SUPPLIED MATERIAL:
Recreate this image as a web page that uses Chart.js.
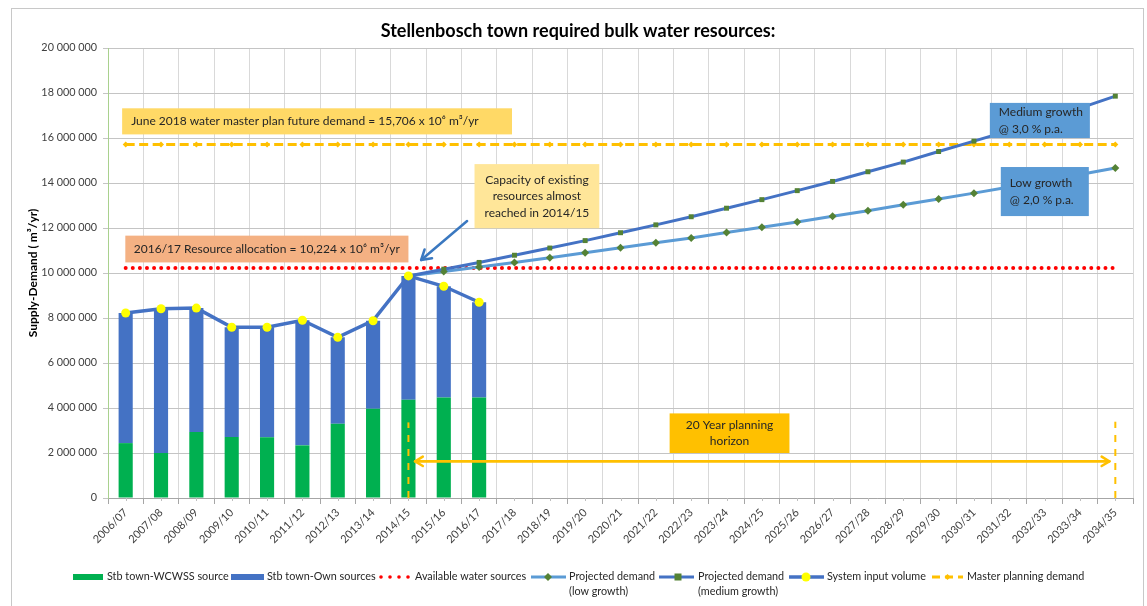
<!DOCTYPE html>
<html>
<head>
<meta charset="utf-8">
<script src="https://cdn.jsdelivr.net/npm/chart.js"></script>
<style>
  html, body { margin: 0; padding: 0; background: #fff; }
  #wrap { width: 1147px; height: 606px; }
</style>
</head>
<body>
<div id="wrap"><canvas id="waterChart" width="1147" height="606"></canvas></div>
<script>
// ---------- data ----------
const categories = ['2006/07','2007/08','2008/09','2009/10','2010/11','2011/12','2012/13','2013/14','2014/15','2015/16',
    '2016/17','2017/18','2018/19','2019/20','2020/21','2021/22','2022/23','2023/24','2024/25','2025/26',
    '2026/27','2027/28','2028/29','2029/30','2030/31','2031/32','2032/33','2033/34','2034/35'];

const wcwssSource  = [2440000, 2000000, 2930000, 2710000, 2700000, 2340000, 3300000, 3970000, 4370000, 4470000, 4470000];
const ownSources   = [5780000, 6410000, 5510000, 4880000, 4890000, 5560000, 3840000, 3910000, 5500000, 4940000, 4230000];
const systemInput  = [8220000, 8410000, 8440000, 7590000, 7590000, 7900000, 7140000, 7880000, 9870000, 9410000, 8700000];

const lowGrowth = [null, null, null, null, null, null, null, null,
    9870000, 10070000, 10270000, 10470000, 10680000, 10900000, 11120000, 11340000, 11560000, 11800000, 12030000,
    12270000, 12520000, 12770000, 13030000, 13290000, 13550000, 13820000, 14100000, 14380000, 14670000];
const mediumGrowth = [null, null, null, null, null, null, null, null,
    9870000, 10170000, 10470000, 10790000, 11110000, 11440000, 11790000, 12140000, 12500000, 12880000, 13260000,
    13660000, 14070000, 14500000, 14930000, 15400000, 15860000, 16330000, 16820000, 17330000, 17860000];

const availableWater   = 10224000;   // 2016/17 resource allocation
const masterPlanDemand = 15706000;   // June 2018 master plan

const yTicks = { min: 0, max: 20000000, step: 2000000 };

// ---------- colours / fonts ----------
const GREEN = '#00B050', BLUE = '#4472C4', LIGHTBLUE = '#5B9BD5', RED = '#FF0000',
      ORANGE = '#FFC000', MARKGREEN = '#548235', YELLOW = '#FFFF00';
const FONT = 'Lato, "Liberation Sans", sans-serif';

// annotation boxes, placed in axis units (category index, m3/yr)
const noteBoxes = [
    { x0: -0.1, x1: 10.93, y0: 17320000, y1: 16160000, fill: '#FFD966', align: 'left', pad: 9,
      lines: ['June 2018 water master plan future demand = 15,706 x 10⁶ m³/yr'] },
    { x0: -0.01, x1: 8.0, y0: 11660000, y1: 10470000, fill: '#F4B183', align: 'center',
      lines: ['2016/17 Resource allocation = 10,224 x 10⁶ m³/yr'] },
    { x0: 9.87, x1: 13.4, y0: 14840000, y1: 11990000, fill: '#FFE699', align: 'center',
      lines: ['Capacity of existing', 'resources almost', 'reached in 2014/15'] },
    { x0: 24.45, x1: 27.28, y0: 17560000, y1: 16000000, fill: LIGHTBLUE, align: 'left', pad: 9,
      lines: ['Medium growth', '@ 3,0 % p.a.'] },
    { x0: 24.76, x1: 27.25, y0: 14710000, y1: 12530000, fill: LIGHTBLUE, align: 'left', pad: 9,
      lines: ['Low growth', '@ 2,0 % p.a.'] },
    { x0: 15.39, x1: 18.78, y0: 3760000, y1: 2000000, fill: ORANGE, align: 'center',
      lines: ['20 Year planning', 'horizon'] }
];

function fmtSpace(v) {
    return String(v).replace(/\B(?=(\d{3})+(?!\d))/g, ' ');
}

function drawArrow(ctx, x0, y0, x1, y1, color, w, head) {
    ctx.save();
    ctx.strokeStyle = color;
    ctx.lineWidth = w;
    ctx.lineCap = 'round';
    ctx.lineJoin = 'round';
    ctx.beginPath();
    ctx.moveTo(x0, y0);
    ctx.lineTo(x1, y1);
    ctx.stroke();
    let a = Math.atan2(y1 - y0, x1 - x0);
    ctx.beginPath();
    ctx.moveTo(x1 - head * Math.cos(a - 0.55), y1 - head * Math.sin(a - 0.55));
    ctx.lineTo(x1, y1);
    ctx.lineTo(x1 - head * Math.cos(a + 0.55), y1 - head * Math.sin(a + 0.55));
    ctx.stroke();
    ctx.restore();
}

// ---------- extra drawing: frame, notes, arrows, title, legend ----------
const decorPlugin = {
    id: 'decor',
    beforeDraw(chart) {
        const ctx = chart.ctx;
        ctx.save();
        ctx.fillStyle = '#fff';
        ctx.fillRect(0, 0, chart.width, chart.height);
        ctx.strokeStyle = '#C8C8C8';
        ctx.lineWidth = 1;
        ctx.strokeRect(11.5, 8.5, 1132, 640);
        ctx.restore();
    },
    afterDatasetsDraw(chart) {
        const ctx = chart.ctx;
        const xs = chart.scales.x, ys = chart.scales.y;
        const X = v => xs.getPixelForValue(v), Y = v => ys.getPixelForValue(v);

        // minor ticks at category centres
        ctx.save();
        ctx.strokeStyle = '#BFBFBF';
        ctx.lineWidth = 1;
        for (let i = 0; i < categories.length; i++) {
            let x = Math.round(X(i)) + 0.5;
            ctx.beginPath(); ctx.moveTo(x, ys.bottom); ctx.lineTo(x, ys.bottom + 3); ctx.stroke();
        }
        ctx.restore();

        // planning horizon: dashed verticals + double arrow
        ctx.save();
        ctx.strokeStyle = ORANGE;
        ctx.lineWidth = 2;
        ctx.setLineDash([7, 7]);
        [[8, 3360000], [28, 3390000]].forEach(([i, top]) => {
            ctx.beginPath(); ctx.moveTo(X(i), Y(0)); ctx.lineTo(X(i), Y(top)); ctx.stroke();
        });
        ctx.restore();
        const ay = Y(1630000);
        drawArrow(ctx, X(27.83), ay, X(8.19), ay, ORANGE, 2.5, 9);
        drawArrow(ctx, X(8.19), ay, X(27.83), ay, ORANGE, 2.5, 9);

        // capacity arrow
        drawArrow(ctx, X(9.66), Y(12310000), X(8.36), Y(10580000), '#3A78C0', 2.5, 11);

        // note boxes
        noteBoxes.forEach(b => {
            let l = X(b.x0), r = X(b.x1), t = Y(b.y0), bt = Y(b.y1);
            ctx.save();
            ctx.fillStyle = b.fill;
            ctx.fillRect(l, t, r - l, bt - t);
            ctx.fillStyle = '#262626';
            ctx.font = '12px ' + FONT;
            ctx.textBaseline = 'middle';
            ctx.textAlign = b.align;
            let lh = 16.5;
            let cy = (t + bt) / 2 - (b.lines.length - 1) * lh / 2;
            let tx = b.align === 'left' ? l + b.pad : (l + r) / 2;
            b.lines.forEach((s, k) => ctx.fillText(s, tx, cy + k * lh));
            ctx.restore();
        });
    },
    afterDraw(chart) {
        const ctx = chart.ctx;
        ctx.save();
        // title
        ctx.fillStyle = '#000';
        ctx.font = 'bold 18px ' + FONT;
        ctx.textAlign = 'center';
        ctx.textBaseline = 'middle';
        ctx.fillText('Stellenbosch town required bulk water resources:', 578, 31);

        // legend
        const ly = 577, ly2 = 592;
        ctx.font = '10.8px ' + FONT;
        ctx.textAlign = 'left';
        ctx.fillStyle = GREEN; ctx.fillRect(73, ly - 3, 30, 6);
        ctx.fillStyle = BLUE;  ctx.fillRect(231, ly - 3, 33, 6);
        ctx.fillStyle = RED;
        [381, 390, 399, 408].forEach(x => { ctx.beginPath(); ctx.arc(x, ly, 1.8, 0, Math.PI * 2); ctx.fill(); });

        ctx.lineWidth = 3;
        ctx.strokeStyle = LIGHTBLUE;
        ctx.beginPath(); ctx.moveTo(531, ly); ctx.lineTo(566, ly); ctx.stroke();
        ctx.fillStyle = MARKGREEN;
        ctx.beginPath(); ctx.moveTo(548, ly - 4); ctx.lineTo(552, ly); ctx.lineTo(548, ly + 4); ctx.lineTo(544, ly); ctx.closePath(); ctx.fill();

        ctx.strokeStyle = BLUE;
        ctx.beginPath(); ctx.moveTo(659, ly); ctx.lineTo(694, ly); ctx.stroke();
        ctx.fillStyle = MARKGREEN; ctx.fillRect(674.5, ly - 3.5, 7, 7);

        ctx.strokeStyle = BLUE; ctx.lineWidth = 3.5;
        ctx.beginPath(); ctx.moveTo(789, ly); ctx.lineTo(824, ly); ctx.stroke();
        ctx.fillStyle = YELLOW;
        ctx.beginPath(); ctx.arc(806, ly, 4.5, 0, Math.PI * 2); ctx.fill();

        ctx.strokeStyle = ORANGE; ctx.lineWidth = 3;
        ctx.setLineDash([8, 5]);
        ctx.beginPath(); ctx.moveTo(932, ly); ctx.lineTo(963, ly); ctx.stroke();
        ctx.setLineDash([]);
        ctx.fillStyle = ORANGE;
        ctx.beginPath(); ctx.moveTo(947.5, ly - 3); ctx.lineTo(950.5, ly); ctx.lineTo(947.5, ly + 3); ctx.lineTo(944.5, ly); ctx.closePath(); ctx.fill();

        ctx.fillStyle = '#262626';
        ctx.textBaseline = 'middle';
        ctx.fillText('Stb town-WCWSS source', 107, ly);
        ctx.fillText('Stb town-Own sources', 267, ly);
        ctx.fillText('Available water sources', 415, ly);
        ctx.fillText('Projected demand', 569, ly);
        ctx.fillText('(low growth)', 569, ly2);
        ctx.fillText('Projected demand', 698, ly);
        ctx.fillText('(medium growth)', 698, ly2);
        ctx.fillText('System input volume', 827, ly);
        ctx.fillText('Master planning demand', 967, ly);
        ctx.restore();
    }
};

new Chart(document.getElementById('waterChart').getContext('2d'), {
    type: 'bar',
    data: {
        labels: categories,
        datasets: [
            { label: 'Stb town-WCWSS source', data: wcwssSource, backgroundColor: GREEN,
              stack: 'bars', order: 10, categoryPercentage: 1, barPercentage: 0.4 },
            { label: 'Stb town-Own sources', data: ownSources, backgroundColor: BLUE,
              stack: 'bars', order: 10, categoryPercentage: 1, barPercentage: 0.4 },
            { type: 'line', label: 'Available water sources', data: categories.map(() => availableWater),
              stack: 'l1', borderColor: RED, borderWidth: 4, borderDash: [0, 7.1], borderCapStyle: 'round',
              pointRadius: 0, order: 6 },
            { type: 'line', label: 'Master planning demand', data: categories.map(() => masterPlanDemand),
              stack: 'l2', borderColor: ORANGE, borderWidth: 3, borderDash: [9, 4.5],
              pointStyle: 'rectRot', pointRadius: 3, pointBackgroundColor: ORANGE, pointBorderWidth: 0, order: 5 },
            { type: 'line', label: 'Projected demand (low growth)', data: lowGrowth,
              stack: 'l3', borderColor: LIGHTBLUE, borderWidth: 3,
              pointStyle: 'rectRot', pointRadius: 4, pointBackgroundColor: MARKGREEN, pointBorderWidth: 0, order: 3 },
            { type: 'line', label: 'Projected demand (medium growth)', data: mediumGrowth,
              stack: 'l4', borderColor: BLUE, borderWidth: 3,
              pointStyle: 'rect', pointRadius: 3.5, pointBackgroundColor: MARKGREEN, pointBorderWidth: 0, order: 2 },
            { type: 'line', label: 'System input volume', data: systemInput,
              stack: 'l5', borderColor: BLUE, borderWidth: 3.5,
              pointStyle: 'circle', pointRadius: 4.5, pointBackgroundColor: YELLOW, pointBorderWidth: 0, order: 1 }
        ]
    },
    options: {
        responsive: false,
        animation: false,
        layout: { padding: { top: 48, right: 14, left: 0, bottom: 0 } },
        plugins: { legend: { display: false }, tooltip: { enabled: false }, title: { display: false } },
        scales: {
            x: {
                stacked: true,
                grid: { color: '#D9D9D9', offset: true, tickLength: 6, tickColor: '#A6A6A6' },
                border: { color: '#A6A6A6' },
                ticks: { autoSkip: false, minRotation: 45, maxRotation: 45, color: '#404040',
                         font: { family: FONT, size: 11 }, padding: 2 },
                afterFit(scale) { scale.height = 108; }
            },
            y: {
                stacked: true,
                min: yTicks.min, max: yTicks.max,
                grid: { color: '#C4C4C4', tickLength: 5 },
                border: { color: '#A9D18E' },
                ticks: { stepSize: yTicks.step, color: '#404040', font: { family: FONT, size: 10.8 }, padding: 6,
                         callback: v => fmtSpace(v) },
                title: { display: true, text: 'Supply-Demand ( m³/yr)', color: '#000',
                         font: { family: FONT, size: 12, weight: 'bold' }, padding: { top: 26, bottom: 0 } },
                afterFit(scale) { scale.width = 108; }
            }
        }
    },
    plugins: [decorPlugin]
});
</script>
</body>
</html>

WHAT IS EXPECTED:
Output exactly the span of lines from the top of the listing through the line holding "9870000, 9410000, 8700000];", and leave every picture out.

SOLUTION BELOW:
Recreate this image as a web page that uses Chart.js.
<!DOCTYPE html>
<html>
<head>
<meta charset="utf-8">
<script src="https://cdn.jsdelivr.net/npm/chart.js"></script>
<style>
  html, body { margin: 0; padding: 0; background: #fff; }
  #wrap { width: 1147px; height: 606px; }
</style>
</head>
<body>
<div id="wrap"><canvas id="waterChart" width="1147" height="606"></canvas></div>
<script>
// ---------- data ----------
const categories = ['2006/07','2007/08','2008/09','2009/10','2010/11','2011/12','2012/13','2013/14','2014/15','2015/16',
    '2016/17','2017/18','2018/19','2019/20','2020/21','2021/22','2022/23','2023/24','2024/25','2025/26',
    '2026/27','2027/28','2028/29','2029/30','2030/31','2031/32','2032/33','2033/34','2034/35'];

const wcwssSource  = [2440000, 2000000, 2930000, 2710000, 2700000, 2340000, 3300000, 3970000, 4370000, 4470000, 4470000];
const ownSources   = [5780000, 6410000, 5510000, 4880000, 4890000, 5560000, 3840000, 3910000, 5500000, 4940000, 4230000];
const systemInput  = [8220000, 8410000, 8440000, 7590000, 7590000, 7900000, 7140000, 7880000, 9870000, 9410000, 8700000];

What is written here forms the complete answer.